I find it most amusing that because of the depiction with the star, he has become the patron saint of astronomers. *most amused*
commented by Blogger Lauren, 12:54 PM  
Actually, you know, I have seen less convincing portraits of St. Martin.
commented by Blogger Tom, 12:56 PM  
I think coke just went through my nose from laughing so hard.
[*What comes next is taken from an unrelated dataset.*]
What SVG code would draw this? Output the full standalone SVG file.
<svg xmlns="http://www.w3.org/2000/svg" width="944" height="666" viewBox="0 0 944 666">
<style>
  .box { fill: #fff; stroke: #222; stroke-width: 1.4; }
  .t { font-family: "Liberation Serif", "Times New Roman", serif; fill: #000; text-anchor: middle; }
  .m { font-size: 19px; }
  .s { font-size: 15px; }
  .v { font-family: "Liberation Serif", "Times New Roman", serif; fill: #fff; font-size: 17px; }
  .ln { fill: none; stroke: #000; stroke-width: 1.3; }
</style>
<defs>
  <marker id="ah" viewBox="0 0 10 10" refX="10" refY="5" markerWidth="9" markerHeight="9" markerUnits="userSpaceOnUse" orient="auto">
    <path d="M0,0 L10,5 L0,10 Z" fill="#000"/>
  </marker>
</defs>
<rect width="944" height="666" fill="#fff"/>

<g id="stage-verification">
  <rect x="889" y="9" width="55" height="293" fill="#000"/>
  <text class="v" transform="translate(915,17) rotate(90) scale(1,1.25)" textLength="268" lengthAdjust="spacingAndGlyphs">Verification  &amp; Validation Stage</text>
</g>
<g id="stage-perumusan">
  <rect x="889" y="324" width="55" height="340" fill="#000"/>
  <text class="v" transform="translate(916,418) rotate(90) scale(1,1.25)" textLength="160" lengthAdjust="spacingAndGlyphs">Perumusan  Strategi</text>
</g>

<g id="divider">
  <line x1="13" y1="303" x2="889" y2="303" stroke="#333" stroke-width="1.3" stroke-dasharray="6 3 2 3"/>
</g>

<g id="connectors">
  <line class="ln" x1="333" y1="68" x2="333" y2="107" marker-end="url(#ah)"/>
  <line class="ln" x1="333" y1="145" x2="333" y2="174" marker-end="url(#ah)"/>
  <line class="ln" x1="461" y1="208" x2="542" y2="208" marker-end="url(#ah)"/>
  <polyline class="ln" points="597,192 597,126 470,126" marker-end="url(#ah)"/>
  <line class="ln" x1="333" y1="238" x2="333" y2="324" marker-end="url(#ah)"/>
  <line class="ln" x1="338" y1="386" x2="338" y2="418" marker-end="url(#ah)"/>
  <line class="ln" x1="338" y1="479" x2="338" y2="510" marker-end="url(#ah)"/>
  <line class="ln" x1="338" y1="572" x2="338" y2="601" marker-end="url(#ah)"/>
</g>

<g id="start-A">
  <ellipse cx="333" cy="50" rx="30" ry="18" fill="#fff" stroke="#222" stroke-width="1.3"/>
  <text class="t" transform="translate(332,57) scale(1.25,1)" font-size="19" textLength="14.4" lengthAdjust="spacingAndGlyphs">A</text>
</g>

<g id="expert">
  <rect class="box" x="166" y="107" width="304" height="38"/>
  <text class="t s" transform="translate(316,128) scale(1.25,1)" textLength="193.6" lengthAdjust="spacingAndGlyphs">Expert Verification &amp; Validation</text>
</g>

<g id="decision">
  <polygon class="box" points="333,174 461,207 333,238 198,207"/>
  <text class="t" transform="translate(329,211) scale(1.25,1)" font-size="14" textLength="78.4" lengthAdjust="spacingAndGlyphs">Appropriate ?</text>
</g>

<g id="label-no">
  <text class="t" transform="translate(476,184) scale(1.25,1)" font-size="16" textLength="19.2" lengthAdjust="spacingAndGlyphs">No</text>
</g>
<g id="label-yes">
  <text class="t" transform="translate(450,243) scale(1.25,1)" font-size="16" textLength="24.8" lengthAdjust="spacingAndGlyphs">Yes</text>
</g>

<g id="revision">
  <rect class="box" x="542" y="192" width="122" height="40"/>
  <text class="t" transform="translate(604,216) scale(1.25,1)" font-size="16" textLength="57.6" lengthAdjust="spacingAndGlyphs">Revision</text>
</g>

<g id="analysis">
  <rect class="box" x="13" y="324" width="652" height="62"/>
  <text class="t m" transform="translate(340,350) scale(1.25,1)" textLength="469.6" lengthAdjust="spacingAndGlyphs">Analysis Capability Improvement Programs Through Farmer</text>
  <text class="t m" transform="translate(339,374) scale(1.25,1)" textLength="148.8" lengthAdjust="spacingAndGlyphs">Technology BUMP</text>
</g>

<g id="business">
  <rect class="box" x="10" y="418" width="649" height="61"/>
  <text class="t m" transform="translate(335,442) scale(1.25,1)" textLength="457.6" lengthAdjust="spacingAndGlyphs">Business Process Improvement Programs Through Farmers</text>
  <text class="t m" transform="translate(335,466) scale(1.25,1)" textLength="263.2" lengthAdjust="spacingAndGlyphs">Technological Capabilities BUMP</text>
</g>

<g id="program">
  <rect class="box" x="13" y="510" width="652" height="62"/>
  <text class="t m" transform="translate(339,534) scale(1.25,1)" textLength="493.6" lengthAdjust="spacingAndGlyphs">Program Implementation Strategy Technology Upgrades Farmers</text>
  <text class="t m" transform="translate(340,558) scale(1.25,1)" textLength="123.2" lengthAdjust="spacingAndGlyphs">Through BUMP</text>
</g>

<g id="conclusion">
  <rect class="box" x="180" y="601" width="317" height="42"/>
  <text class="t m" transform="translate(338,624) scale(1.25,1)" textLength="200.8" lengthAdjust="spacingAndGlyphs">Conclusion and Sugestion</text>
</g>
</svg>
commented by Blogger Father McCarthy, 1:58 PM  
If you give your general OP friar a scientific instrument (e.g., globe), you will indeed have St. Albertus Magnus. I won't mind if you take this idea; I give it freely.


Andy K.
commented by Anonymous Anonymous, 4:08 PM  
From what I understand, the star typically denotes all of the things you mentioned, Lauren, but originates from a story from Dominic's life. It's related that as he was praying one evening, he asked God where he should found the first convent for Dominican nuns (he wouldn't have called them that), and that a star descended upon the place where he should establish the convent - Prouilhe. Ergo, the star, and as I said, along with all of the other reasons you gave.
commented by Blogger jonahpaul, 7:16 PM  
It's always a six or eight pointed star, I forget which. I always wanted to know the reason for that. Thanks for your gallery of Dominican saints. I was in a Dominican church in Spain once that was just a series of similar statues, male and female. The only one one that stood out was Catherine of Siena because she was a tertiary, she had a different habit.
commented by Blogger Margaret, 10:56 PM  
Excellent! Don't forget to give St. Martin de Porres a black scapular as well!

IIRC, St. Dominic has a "rosa nautica" as his light/shield generally. The rosa nautica is the 8-pointed nautical navigation star with the 8 main points of the compass, in other words, a light to navigate by. But my memory could fail me.
commented by Anonymous Dismas, OP, 4:42 PM  
A fantastic and amusing guide. Thanks. A Dominican friar in Calamba, the Philippines told me that in the Dominican college there, they have an old Spanish ivory statue of a generic saint which they dressed up accordingly for various OP feasts, just as you PhotoShopped it! They called the statue the schizophrenic saint!!
commented by Blogger Br Lawrence, O.P., 4:43 AM  
I have also seen St Vincent Ferrer depicted with a flame resting on his head like something out of a Pentecost scene, as distinct from Dominic's star.
commented by Anonymous Anonymous, 8:53 AM  
In the spanish village where I live there is a Dominican church built about 500 years ago with money coming from the thriving inquistion business. It is full of the wildest iconography - most of it totally incomprehensible to a modern person. I wish I could find a comprehensive work on Dominican icons.